Curvaceous botanical glasshouse earns a green light from planners
August 1 2019
City of Edinburgh Council planners has waved through an application to redevelop the Royal Botanic Garden, including the creation of a new signature glasshouse, as part of efforts to revitalise the historic horticultural institution for the years ahead.
The centrepiece of the remodelled botanical gardens will be a semi-circular glasshouse enveloping the south gable of the Herbarium/Library building adjoining the existing 1967 Front Range. This will afford visitors panoramic views of the city from its upper level in its role as a visitor hub.

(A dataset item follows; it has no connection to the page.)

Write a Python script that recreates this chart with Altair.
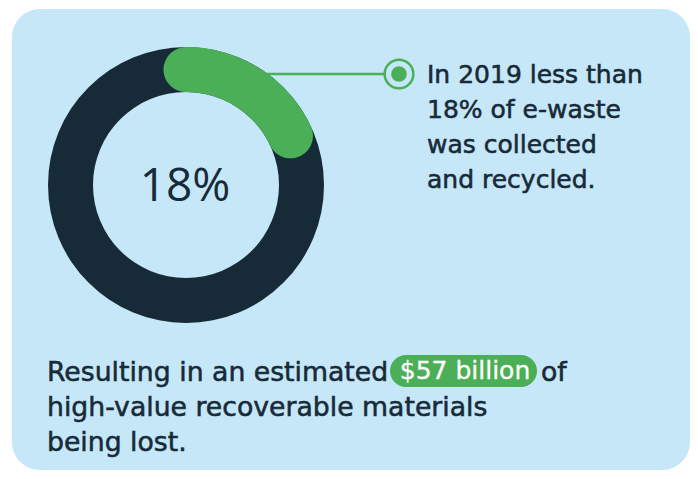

Adopting the shape of a 'stylised palm leaf' the striking new space will sit below a curved cable-stayed steel beam supporting a secondary 'leaf' structure of tubular steel.
The need to safely decant plants has dictated a strict schedule of works with the new public glasshouse being prioritised to act as a safe harbour for homeless plants while work elsewhere is ongoing, before assuming its ultimate role as a public display.
Explaining the decision to award consent the city’s development management sub-committee wrote: “The proposals comply with the development plan and the relevant non-statutory guidelines, preserve the character and appearance of the conservation area and the character and setting of the listed buildings and would not prejudice residential amenity or road safety.”
The approved scheme also comprises essential works to listed buildings within the garden as well as newly created research glasshouses, education and support buildings in support of the institution's ongoing horticultural work.
The Edinburgh Biomes project is being led by Smith Scott Mullan Architects with Ironside Farrar Landscape architects and Nicoll Russell Studios overseeing the new glasshouse design.